Parliamentary Sketch

Parliamentary Sketch 18th Nov – A declaration of war…and should we attack IS

By Joe Mellor, Deputy Editor

Cameron is itching to get involved in the Syrian conflict, and he reiterated this point again during today’s PMQS. But all-out war has already broken out in the Labour ranks.

Only hours before PMQs Ken Livingstone, recently installed to evaluate defence policy, said Kevan Jones, Lab, the Shadow Defence Minister, who has suffered with depression, might need some psychiatric help. Ken then refused to apologise for his comments afterwards until Mr Jones did first, he eventually backtracked after mounting pressure.

Nothing like grown-up politics at a time when we are on the verge on World War 3. If that wasn’t enough Maria Eagle, Lab, who is leading the review, was fuming because she found out about Ken’s appointment on Twitter.

The number of defectors from Corbyn is rising every day, John Mann, Lab, who told the house his niece nearly died in the Paris attacks, refused to back Corbyn in an interview straight after PMQS.

It seems as if Jeremy is standing virtually alone in the chamber. There were boos when he stepped up to ask his first question today, you wonder if some of them came from the Labour benches.

The one thing his party could agree on today was the danger of cutting police numbers. However, the PM said neighbourhood police numbers have actually increased. A quick Google search would probably tell you otherwise.

Corbyn then said we should place sanctions against banks and countries (let’s be honest he was talking about Saudi Arabia) who turn a blind eye to financial dealings with ISIL. It was a great question and was duly ignored by the PM, as he quite likes selling them arms.

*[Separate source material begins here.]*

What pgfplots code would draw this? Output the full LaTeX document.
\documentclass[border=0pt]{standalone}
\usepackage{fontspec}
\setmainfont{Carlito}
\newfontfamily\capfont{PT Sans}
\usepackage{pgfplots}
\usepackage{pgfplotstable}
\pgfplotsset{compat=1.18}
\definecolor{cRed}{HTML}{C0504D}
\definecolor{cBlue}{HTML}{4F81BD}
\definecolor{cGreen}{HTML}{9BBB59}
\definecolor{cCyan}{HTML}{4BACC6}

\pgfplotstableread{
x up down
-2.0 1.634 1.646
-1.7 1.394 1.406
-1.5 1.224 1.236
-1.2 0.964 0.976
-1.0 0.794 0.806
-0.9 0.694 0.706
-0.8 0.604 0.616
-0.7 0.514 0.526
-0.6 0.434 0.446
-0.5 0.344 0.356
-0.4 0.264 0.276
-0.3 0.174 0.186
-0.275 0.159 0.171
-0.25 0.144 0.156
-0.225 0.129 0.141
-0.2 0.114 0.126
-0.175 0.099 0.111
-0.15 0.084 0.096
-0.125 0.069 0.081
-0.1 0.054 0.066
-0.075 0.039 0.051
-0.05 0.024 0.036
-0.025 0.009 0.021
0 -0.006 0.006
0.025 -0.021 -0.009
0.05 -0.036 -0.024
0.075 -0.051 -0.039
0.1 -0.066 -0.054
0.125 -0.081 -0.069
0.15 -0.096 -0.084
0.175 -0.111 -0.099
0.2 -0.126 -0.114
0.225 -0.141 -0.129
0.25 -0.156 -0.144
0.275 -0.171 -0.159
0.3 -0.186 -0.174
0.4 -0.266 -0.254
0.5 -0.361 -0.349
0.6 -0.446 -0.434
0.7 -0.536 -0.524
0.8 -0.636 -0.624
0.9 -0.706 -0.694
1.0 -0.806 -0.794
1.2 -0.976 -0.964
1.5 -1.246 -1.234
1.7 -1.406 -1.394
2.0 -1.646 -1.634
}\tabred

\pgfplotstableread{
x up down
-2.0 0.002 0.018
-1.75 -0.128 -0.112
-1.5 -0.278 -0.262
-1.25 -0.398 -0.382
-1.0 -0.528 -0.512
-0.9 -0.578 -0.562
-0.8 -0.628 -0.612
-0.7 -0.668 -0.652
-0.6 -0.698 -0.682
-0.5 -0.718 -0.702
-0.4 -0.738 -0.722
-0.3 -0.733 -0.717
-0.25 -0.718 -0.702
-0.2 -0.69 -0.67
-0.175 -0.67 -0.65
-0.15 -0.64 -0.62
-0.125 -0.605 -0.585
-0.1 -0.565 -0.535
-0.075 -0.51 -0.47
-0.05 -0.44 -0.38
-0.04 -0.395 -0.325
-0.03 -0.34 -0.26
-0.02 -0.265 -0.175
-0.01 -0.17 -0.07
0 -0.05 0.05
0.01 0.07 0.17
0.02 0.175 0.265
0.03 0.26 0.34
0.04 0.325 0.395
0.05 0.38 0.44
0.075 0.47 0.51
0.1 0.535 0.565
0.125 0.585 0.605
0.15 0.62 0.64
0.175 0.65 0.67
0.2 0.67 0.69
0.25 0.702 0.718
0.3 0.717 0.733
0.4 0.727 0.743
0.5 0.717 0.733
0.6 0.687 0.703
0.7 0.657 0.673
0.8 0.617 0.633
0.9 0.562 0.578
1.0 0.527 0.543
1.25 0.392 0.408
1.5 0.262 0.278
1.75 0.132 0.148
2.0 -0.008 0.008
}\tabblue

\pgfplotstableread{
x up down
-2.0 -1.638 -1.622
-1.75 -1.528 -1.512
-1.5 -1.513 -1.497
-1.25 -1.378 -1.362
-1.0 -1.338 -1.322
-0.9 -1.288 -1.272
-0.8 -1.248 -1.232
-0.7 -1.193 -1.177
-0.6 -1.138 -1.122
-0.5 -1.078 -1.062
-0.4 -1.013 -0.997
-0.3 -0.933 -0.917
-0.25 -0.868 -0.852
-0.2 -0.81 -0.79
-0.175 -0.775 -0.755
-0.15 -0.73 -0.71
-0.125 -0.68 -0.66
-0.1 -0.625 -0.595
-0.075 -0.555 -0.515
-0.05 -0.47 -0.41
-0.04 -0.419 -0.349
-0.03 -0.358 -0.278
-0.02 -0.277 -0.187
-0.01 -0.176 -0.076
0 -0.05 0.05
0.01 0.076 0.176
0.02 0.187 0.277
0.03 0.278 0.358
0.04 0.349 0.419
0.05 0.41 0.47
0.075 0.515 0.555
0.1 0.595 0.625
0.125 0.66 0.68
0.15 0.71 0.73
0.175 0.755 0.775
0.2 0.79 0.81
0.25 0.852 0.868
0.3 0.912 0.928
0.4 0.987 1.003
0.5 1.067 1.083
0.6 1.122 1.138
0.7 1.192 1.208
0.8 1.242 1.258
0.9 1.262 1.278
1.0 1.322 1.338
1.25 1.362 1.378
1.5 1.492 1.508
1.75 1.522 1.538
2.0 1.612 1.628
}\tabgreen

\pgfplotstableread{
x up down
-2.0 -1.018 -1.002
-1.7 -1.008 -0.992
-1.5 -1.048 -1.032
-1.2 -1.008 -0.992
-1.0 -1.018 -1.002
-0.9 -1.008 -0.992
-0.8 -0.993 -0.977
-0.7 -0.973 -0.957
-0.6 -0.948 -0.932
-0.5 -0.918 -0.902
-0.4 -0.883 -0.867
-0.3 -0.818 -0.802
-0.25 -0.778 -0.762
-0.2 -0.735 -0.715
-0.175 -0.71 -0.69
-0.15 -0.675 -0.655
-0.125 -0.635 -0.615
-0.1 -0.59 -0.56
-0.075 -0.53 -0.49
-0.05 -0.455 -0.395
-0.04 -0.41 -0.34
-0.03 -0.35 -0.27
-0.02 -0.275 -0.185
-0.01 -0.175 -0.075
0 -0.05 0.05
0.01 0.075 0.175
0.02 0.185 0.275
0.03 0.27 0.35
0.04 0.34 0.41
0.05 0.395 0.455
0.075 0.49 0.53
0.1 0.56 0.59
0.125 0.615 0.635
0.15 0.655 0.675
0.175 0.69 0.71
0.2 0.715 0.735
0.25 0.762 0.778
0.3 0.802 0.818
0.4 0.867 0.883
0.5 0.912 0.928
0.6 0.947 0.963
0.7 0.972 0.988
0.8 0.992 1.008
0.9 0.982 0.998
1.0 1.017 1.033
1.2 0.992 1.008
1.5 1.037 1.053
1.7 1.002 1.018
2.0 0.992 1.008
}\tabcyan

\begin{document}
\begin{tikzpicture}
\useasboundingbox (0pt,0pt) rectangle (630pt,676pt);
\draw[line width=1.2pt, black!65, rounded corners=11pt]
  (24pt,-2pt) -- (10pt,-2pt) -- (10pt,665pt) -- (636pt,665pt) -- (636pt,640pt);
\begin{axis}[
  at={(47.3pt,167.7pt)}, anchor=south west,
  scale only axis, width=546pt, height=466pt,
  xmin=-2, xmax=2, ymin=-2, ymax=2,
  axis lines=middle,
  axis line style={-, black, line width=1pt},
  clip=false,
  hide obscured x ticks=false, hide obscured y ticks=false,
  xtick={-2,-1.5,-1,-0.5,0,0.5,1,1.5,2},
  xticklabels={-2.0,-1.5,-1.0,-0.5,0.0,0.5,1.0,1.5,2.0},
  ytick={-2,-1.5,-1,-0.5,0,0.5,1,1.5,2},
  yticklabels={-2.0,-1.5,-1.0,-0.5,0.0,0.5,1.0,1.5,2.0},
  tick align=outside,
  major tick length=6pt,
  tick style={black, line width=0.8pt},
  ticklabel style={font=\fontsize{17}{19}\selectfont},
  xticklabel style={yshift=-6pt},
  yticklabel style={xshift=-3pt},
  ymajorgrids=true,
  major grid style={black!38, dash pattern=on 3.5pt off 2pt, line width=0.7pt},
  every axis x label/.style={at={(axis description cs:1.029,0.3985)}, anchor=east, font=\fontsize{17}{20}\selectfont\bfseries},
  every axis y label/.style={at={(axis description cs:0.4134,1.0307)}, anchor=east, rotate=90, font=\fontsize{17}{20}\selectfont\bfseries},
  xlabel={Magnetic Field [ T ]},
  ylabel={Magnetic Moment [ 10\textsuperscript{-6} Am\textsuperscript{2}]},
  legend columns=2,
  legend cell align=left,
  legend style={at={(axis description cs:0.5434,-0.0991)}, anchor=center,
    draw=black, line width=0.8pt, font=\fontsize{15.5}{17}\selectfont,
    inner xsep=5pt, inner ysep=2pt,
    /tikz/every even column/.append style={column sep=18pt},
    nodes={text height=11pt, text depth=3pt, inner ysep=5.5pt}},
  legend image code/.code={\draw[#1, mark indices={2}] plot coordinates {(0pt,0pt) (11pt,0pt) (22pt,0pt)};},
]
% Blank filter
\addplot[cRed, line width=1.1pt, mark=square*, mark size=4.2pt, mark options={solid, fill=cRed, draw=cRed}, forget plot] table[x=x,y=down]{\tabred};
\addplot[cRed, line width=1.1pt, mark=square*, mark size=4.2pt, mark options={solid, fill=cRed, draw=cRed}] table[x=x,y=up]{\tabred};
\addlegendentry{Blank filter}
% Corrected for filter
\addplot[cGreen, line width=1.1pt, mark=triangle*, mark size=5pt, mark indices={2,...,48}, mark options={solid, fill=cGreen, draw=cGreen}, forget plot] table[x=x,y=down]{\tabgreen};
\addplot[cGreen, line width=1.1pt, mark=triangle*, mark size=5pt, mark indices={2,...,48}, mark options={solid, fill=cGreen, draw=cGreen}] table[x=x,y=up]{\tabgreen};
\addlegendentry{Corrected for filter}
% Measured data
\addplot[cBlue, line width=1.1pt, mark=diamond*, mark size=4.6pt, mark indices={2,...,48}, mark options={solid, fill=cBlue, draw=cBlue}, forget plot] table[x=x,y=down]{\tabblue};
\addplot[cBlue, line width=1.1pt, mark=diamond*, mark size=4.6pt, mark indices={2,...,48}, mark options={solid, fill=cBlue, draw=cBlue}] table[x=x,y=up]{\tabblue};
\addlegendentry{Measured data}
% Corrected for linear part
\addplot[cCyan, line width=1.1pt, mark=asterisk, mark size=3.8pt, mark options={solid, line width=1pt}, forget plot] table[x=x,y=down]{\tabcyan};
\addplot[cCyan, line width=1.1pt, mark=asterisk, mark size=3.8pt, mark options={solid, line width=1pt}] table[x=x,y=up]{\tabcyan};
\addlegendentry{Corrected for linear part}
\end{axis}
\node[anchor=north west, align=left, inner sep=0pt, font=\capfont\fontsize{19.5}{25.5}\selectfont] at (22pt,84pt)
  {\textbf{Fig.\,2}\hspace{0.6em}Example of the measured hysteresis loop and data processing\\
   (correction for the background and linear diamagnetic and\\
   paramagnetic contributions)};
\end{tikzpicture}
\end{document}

Cameron finished the leaders’ exchanges saying Corbyn doesn’t know what the police should do when a terrorist is waving an AK47 at them, which you assume will make the news headlines this evening.

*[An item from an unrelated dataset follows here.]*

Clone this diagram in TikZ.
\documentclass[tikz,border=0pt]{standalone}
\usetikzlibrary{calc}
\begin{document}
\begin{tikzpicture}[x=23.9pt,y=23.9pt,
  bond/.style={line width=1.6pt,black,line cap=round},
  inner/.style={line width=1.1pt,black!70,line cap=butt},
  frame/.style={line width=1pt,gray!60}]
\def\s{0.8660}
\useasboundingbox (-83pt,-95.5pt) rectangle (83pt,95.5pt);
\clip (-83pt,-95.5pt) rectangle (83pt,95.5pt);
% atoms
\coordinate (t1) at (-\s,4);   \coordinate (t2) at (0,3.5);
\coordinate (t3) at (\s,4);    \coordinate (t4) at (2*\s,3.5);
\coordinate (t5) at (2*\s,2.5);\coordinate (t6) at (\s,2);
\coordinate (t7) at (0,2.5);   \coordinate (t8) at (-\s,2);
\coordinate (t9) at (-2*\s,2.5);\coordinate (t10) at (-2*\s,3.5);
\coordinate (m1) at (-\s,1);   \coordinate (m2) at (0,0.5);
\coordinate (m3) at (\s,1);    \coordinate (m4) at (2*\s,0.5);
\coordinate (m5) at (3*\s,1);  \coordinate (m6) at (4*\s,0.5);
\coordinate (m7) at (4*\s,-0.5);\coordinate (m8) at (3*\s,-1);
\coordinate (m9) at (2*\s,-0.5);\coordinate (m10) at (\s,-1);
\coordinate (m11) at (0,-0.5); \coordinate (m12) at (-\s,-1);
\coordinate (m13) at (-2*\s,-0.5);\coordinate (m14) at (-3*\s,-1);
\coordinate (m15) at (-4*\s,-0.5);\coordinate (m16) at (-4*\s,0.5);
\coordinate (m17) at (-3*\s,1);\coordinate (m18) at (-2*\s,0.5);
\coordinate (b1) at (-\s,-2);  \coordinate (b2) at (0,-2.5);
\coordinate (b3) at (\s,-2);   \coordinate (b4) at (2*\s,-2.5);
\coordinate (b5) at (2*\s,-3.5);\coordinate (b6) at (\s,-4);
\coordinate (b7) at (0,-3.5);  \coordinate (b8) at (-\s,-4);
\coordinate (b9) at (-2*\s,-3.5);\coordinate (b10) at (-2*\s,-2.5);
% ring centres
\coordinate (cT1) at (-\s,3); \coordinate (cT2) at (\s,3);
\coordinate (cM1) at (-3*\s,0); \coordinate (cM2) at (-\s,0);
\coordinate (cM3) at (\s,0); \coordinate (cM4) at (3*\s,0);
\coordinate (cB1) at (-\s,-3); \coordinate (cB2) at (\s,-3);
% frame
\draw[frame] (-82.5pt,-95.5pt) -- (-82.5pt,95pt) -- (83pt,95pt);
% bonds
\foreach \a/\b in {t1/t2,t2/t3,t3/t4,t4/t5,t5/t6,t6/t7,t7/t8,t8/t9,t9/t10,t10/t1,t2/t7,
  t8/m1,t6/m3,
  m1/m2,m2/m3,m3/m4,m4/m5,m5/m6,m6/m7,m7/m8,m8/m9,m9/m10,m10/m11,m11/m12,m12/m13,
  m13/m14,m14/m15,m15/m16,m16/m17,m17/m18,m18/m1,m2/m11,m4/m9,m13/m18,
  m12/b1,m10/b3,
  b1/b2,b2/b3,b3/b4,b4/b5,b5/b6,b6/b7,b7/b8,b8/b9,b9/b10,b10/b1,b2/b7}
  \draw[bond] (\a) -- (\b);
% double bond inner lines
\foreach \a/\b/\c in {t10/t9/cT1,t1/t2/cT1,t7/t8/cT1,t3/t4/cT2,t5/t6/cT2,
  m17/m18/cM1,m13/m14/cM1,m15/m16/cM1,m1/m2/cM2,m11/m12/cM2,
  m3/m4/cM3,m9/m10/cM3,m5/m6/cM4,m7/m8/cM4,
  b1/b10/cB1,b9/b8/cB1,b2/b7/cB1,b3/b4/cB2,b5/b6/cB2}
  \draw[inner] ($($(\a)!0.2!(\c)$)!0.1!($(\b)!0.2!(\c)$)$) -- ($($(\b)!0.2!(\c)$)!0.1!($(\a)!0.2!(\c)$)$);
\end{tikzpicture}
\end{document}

Interestingly, Jeremy didn’t even ask Cameron about military intervention in Syria, he must know large sections of his party aren’t with him; it was left to Angus Robertson, SNP, to raise the thorny issue.

The problem for Cameron is getting a vote on intervention in Syria past Parliament. If he can do that all he has is a UN veto in his way, and we know how much that means. Additionally, the Russian’s continued blanket use of its veto on the UN Security Council, could be lifted. Looking at the pictures from the recent G20 summit Putin has been brought in from the cold; I wonder what the Ukrainians think of all this?

Cameron said with a clear strategy in Syria we should intervene. How clear can a strategy involving: Turkey and the Kurds (who have been involved in a civil war for decades); Iran and Saudi Arabia who hate each other; and USA and Russia (who until Obama and Putin hugged it out last week) were hardly allies. It seems murky at best.

If the PM ignores the UN, this could be his Tony Blair moment. Perhaps the Chilcot report would be published by the time a new inquiry into the fall-out of the Syrian conflict begins, although I wouldn’t hold my breath.

If the attacks in Syria solves the problem of ISIS and we will live in a much safer world then ok; but instead will we find an elderly pacifist, standing alone, wearing a white poppy, saying “I told you so”?

Sycophantic question of the day

Jonathon Reynolds, Lab, who claimed Cameron was an “anti-austerity” leader after he tried to save his local police station from Tory cuts. Everyone laughed, even the PM. A much-needed light heated interlude in an otherwise bleak affair.